Becoming The Villain

Though I'm too lazy to look up the data to support my claim, I'd wager that it's natural for people to desire to be seen as the Good Guy rather than the Bad Guy. Sure, maybe we enjoyed playing the Bad Guy role at the playground as we forcechoked our friends in our best Darth Vader impressions. Or maybe we watched the world burn as we played our own version of The Joker. But when it comes to real life, most of us want to be the Good Guy. The Hero. We want to be Luke Skywalker or Batman, at least until we get older and wiser and realize that the Caped Crusader might not be completely good himself.

If watching the first two seasons of Mindhunter has taught me anything, it's that everyone has the capacity to view himself as the Good Guy, especially if we think of our lives as stories.

Few of us enjoy the prospect of being a Villain, but I think most of us look at the Hero/Villain situation in a lens far too black and white. We don't have to be either/or. We can be both in different situations and contexts, and sometimes it's actually necessary to be a Villain.

Sometimes being the Villain to one party allows you to be the Hero to another. Christian Laettner knew this to be true. During his four years at Duke, the center-power forward was no stranger to getting under opponents' skin, often resulting in fisticuffs.

Two boxers Christian Laettner vs. Aminu Timberlake, March 28, 1992 – Photo credit:

If Laettner wasn't on your team, you had plenty of reason to hate him, because he'd most likely humbled your team if their paths ever crossed. But even Laettner's teammates had reason to hate him, as he was known to antagonize and bully them in his own way, which made him a momentary Villain. But Laettner again became their Hero after he'd helped them to elevate to their next level. The Cameron Crazies always saw Laettner as a Hero, as he led his team to four straight NCAA Final Four appearances, twice walking away with the NCAA championship.

Perhaps most of us cling to a no-Villain mentality because it's simply easier. The challenge in embracing our own Villain is that we are then burdened with the responsibility of determining whether we are being the Villain at the right time to the right people. Sometime it's obvious. For instance, who doesn't want to be seen as the Villain by his competition in the professional world? But what if you finally step up to that certain family member who consistently oversteps the boundaries you've asked him or her to respect on numerous occasions? When you do so, you run the risk of being branded a Villain. But should you really care if you're being your own Hero for once?

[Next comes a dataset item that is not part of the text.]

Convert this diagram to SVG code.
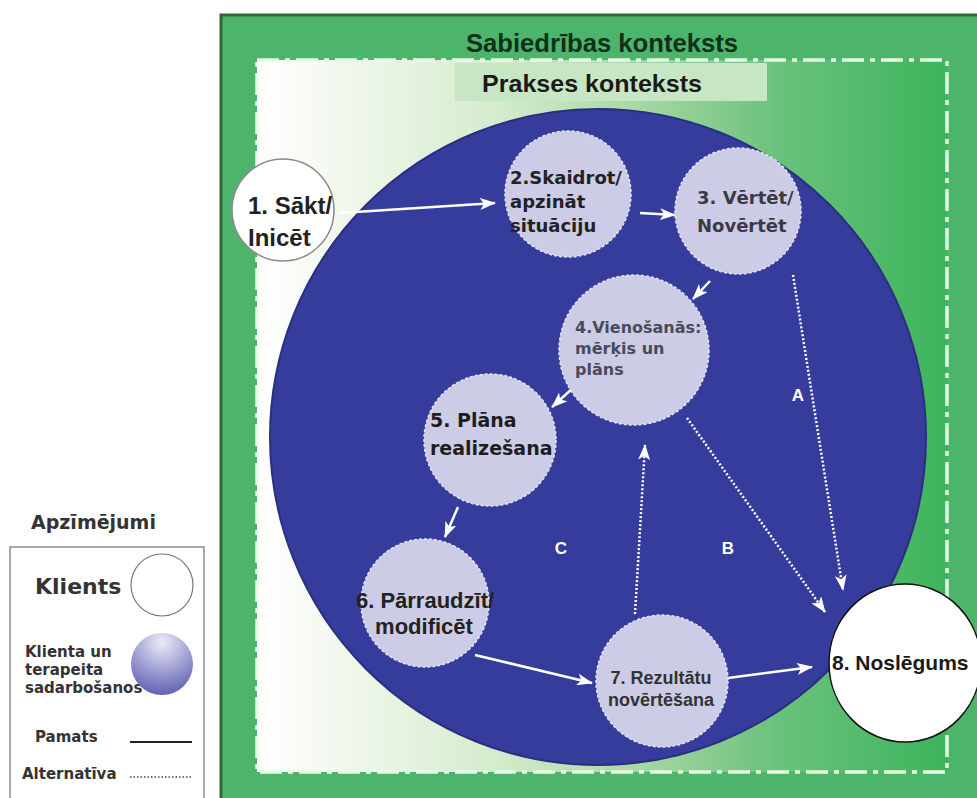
<svg xmlns="http://www.w3.org/2000/svg" width="977" height="798" viewBox="0 0 977 798">
<defs>
  <linearGradient id="innerGrad" x1="257" y1="0" x2="947" y2="0" gradientUnits="userSpaceOnUse">
    <stop offset="0" stop-color="#ffffff"/>
    <stop offset="0.12" stop-color="#f2f8ee"/>
    <stop offset="0.35" stop-color="#d4ebcc"/>
    <stop offset="0.55" stop-color="#a8d8a4"/>
    <stop offset="0.75" stop-color="#6cc27c"/>
    <stop offset="1" stop-color="#3cb45c"/>
  </linearGradient>
  <radialGradient id="legendGrad" cx="50%" cy="15%" r="90%">
    <stop offset="0" stop-color="#ececf6"/>
    <stop offset="0.55" stop-color="#9a9ad2"/>
    <stop offset="1" stop-color="#5a5aae"/>
  </radialGradient>
  <marker id="ah" viewBox="0 0 16 12" refX="15" refY="6" markerWidth="16" markerHeight="12" markerUnits="userSpaceOnUse" orient="auto">
    <path d="M0,0 L16,6 L0,12 L4,6 z" fill="#ffffff"/>
  </marker>
  <style>
    .proc { fill: #cdcce6; stroke: #e4e4f4; stroke-width: 1.5; stroke-dasharray: 3 2; }
    .t19 { font-family: "DejaVu Sans", Verdana, sans-serif; font-weight: bold; font-size: 19px; }
    .t18 { font-family: "DejaVu Sans", Verdana, sans-serif; font-weight: bold; font-size: 18px; }
    .t16 { font-family: "DejaVu Sans", Verdana, sans-serif; font-weight: bold; font-size: 16px; }
    .arial { font-family: "Liberation Sans", Arial, sans-serif; font-weight: bold; }
    .solid { stroke: #ffffff; stroke-width: 2.5; fill: none; marker-end: url(#ah); }
    .dotted { stroke: #ffffff; stroke-width: 2.5; fill: none; stroke-dasharray: 2 2; marker-end: url(#ah); }
    .lbl { font-family: "Liberation Sans", Arial, sans-serif; font-weight: bold; font-size: 17px; fill: #ffffff; text-anchor: middle; }
    .leg { font-family: "DejaVu Sans", Verdana, sans-serif; font-weight: bold; fill: #333333; }
  </style>
</defs>

<!-- Society context frame -->
<g id="society-context">
  <rect x="221" y="15" width="760" height="790" fill="#4cb56b" stroke="#2d6a3a" stroke-width="3"/>
  <text x="602" y="52" text-anchor="middle" font-family="'Liberation Sans Narrow','Liberation Sans',Arial,sans-serif" font-weight="bold" font-size="25" fill="#10301a" textLength="272" lengthAdjust="spacingAndGlyphs">Sabiedrības konteksts</text>
</g>

<!-- Practice context -->
<g id="practice-context">
  <rect x="257" y="60" width="690" height="712" fill="url(#innerGrad)" stroke="#e6fbe6" stroke-width="3.5" stroke-dasharray="22 6 5 6"/>
  <rect x="455" y="63" width="312" height="38" fill="#c6e6c4"/>
  <text x="592" y="92" text-anchor="middle" font-family="'Liberation Sans Narrow','Liberation Sans',Arial,sans-serif" font-weight="bold" font-size="24" fill="#1a1a1a" textLength="220" lengthAdjust="spacingAndGlyphs">Prakses konteksts</text>
</g>

<!-- Collaboration area -->
<g id="collaboration">
  <circle cx="598" cy="437" r="328" fill="#363c9c" stroke="#2a2f80" stroke-width="2"/>
</g>

<g id="connectors">
  <line class="solid" x1="340" y1="213" x2="495" y2="203"/>
  <line class="solid" x1="640" y1="213" x2="675" y2="215"/>
  <line class="solid" x1="710" y1="281" x2="693" y2="299"/>
  <line class="solid" x1="573" y1="388" x2="552" y2="407"/>
  <line class="solid" x1="458" y1="507" x2="445" y2="537"/>
  <line class="solid" x1="475" y1="655" x2="592" y2="683"/>
  <line class="solid" x1="728" y1="678" x2="812" y2="667"/>
  <line class="dotted" x1="793" y1="275" x2="843" y2="590"/>
  <line class="dotted" x1="687" y1="418" x2="825" y2="612"/>
  <line class="dotted" x1="635" y1="614" x2="645" y2="445"/>
  <text class="lbl" x="798" y="401">A</text>
  <text class="lbl" x="728" y="554">B</text>
  <text class="lbl" x="561" y="554">C</text>
</g>

<g id="node1">
  <circle cx="283" cy="210" r="51" fill="#ffffff" stroke="#8a8a8a" stroke-width="1.5"/>
  <text class="arial" x="248" y="214" font-size="24" fill="#222222">1. Sākt/</text>
  <text class="arial" x="248" y="246" font-size="24" fill="#222222">Inicēt</text>
</g>

<g id="node2">
  <circle class="proc" cx="568" cy="194" r="63"/>
  <text class="t18" x="510" y="184" fill="#222222">2.Skaidrot/</text>
  <text class="t18" x="510" y="208" fill="#222222">apzināt</text>
  <text class="t18" x="510" y="232" fill="#222222">situāciju</text>
</g>

<g id="node3">
  <circle class="proc" cx="738" cy="211" r="63"/>
  <text class="t18" x="697" y="204" fill="#3a3a44">3. Vērtēt/</text>
  <text class="t18" x="697" y="232" fill="#3a3a44">Novērtēt</text>
</g>

<g id="node4">
  <circle class="proc" cx="634" cy="350" r="75"/>
  <text class="t16" x="575" y="333" fill="#4a4a58">4.Vienošanās:</text>
  <text class="t16" x="575" y="354" fill="#4a4a58">mērķis un</text>
  <text class="t16" x="575" y="375" fill="#4a4a58">plāns</text>
</g>

<g id="node5">
  <circle class="proc" cx="490" cy="440" r="66"/>
  <text class="t19" x="430" y="427" fill="#1e1e1e">5. Plāna</text>
  <text class="t19" x="430" y="455" fill="#1e1e1e">realizešana</text>
</g>

<g id="node6">
  <circle class="proc" cx="425" cy="603" r="64"/>
  <text class="arial" x="425" y="608" font-size="22" text-anchor="middle" fill="#222222">6. Pārraudzīt/</text>
  <text class="arial" x="424" y="634" font-size="22" text-anchor="middle" fill="#222222">modificēt</text>
</g>

<g id="node7">
  <circle class="proc" cx="662" cy="681" r="66"/>
  <text class="arial" x="661" y="684" font-size="18" text-anchor="middle" fill="#333333">7. Rezultātu</text>
  <text class="arial" x="661" y="706" font-size="18" text-anchor="middle" fill="#333333">novērtēšana</text>
</g>

<g id="node8">
  <ellipse cx="905" cy="663" rx="76" ry="79" fill="#ffffff" stroke="#111111" stroke-width="1.5"/>
  <text class="arial" x="832" y="670" font-size="21" fill="#1a1a1a">8. Noslēgums</text>
</g>

<!-- Legend -->
<g id="legend">
  <text class="leg" x="31" y="529" font-size="19">Apzīmējumi</text>
  <rect x="10" y="547" width="194" height="260" fill="#ffffff" stroke="#8c8c8c" stroke-width="1.5"/>
  <g id="legend-client">
    <text class="leg" x="35" y="594" font-size="22" fill="#222222">Klients</text>
    <circle cx="162" cy="585" r="31" fill="#ffffff" stroke="#777777" stroke-width="1.2"/>
  </g>
  <g id="legend-collab">
    <text class="leg" x="25" y="657" font-size="15">Klienta un</text>
    <text class="leg" x="25" y="675" font-size="15">terapeita</text>
    <text class="leg" x="25" y="693" font-size="15">sadarbošanos</text>
    <circle cx="162" cy="664" r="31" fill="url(#legendGrad)"/>
  </g>
  <g id="legend-main">
    <text class="leg" x="35" y="742" font-size="15">Pamats</text>
    <line x1="130" y1="742" x2="192" y2="742" stroke="#222222" stroke-width="2"/>
  </g>
  <g id="legend-alt">
    <text class="leg" x="22" y="779" font-size="15">Alternatīva</text>
    <line x1="130" y1="777" x2="192" y2="777" stroke="#444444" stroke-width="1.5" stroke-dasharray="1.5 2"/>
  </g>
</g>
</svg>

After all, you can't really control whether someone else labels you the Bad Guy or the Villain. Sometimes the other person's rigid rules and opinions doom you to such a designation.

Maybe that's the point Luke Skywalker was trying to make when he was explaining to Rey why he'd given up on his Jedi ideology. (But who really knows with that mess of a movie).

I can understand why someone would seek never to be the Villain. It's not always a fun role to play. But sometimes by refusing to do so, we run the risk of becoming our own Villain as we put ourselves on the backburner. And there are few things worse than being your own Villain.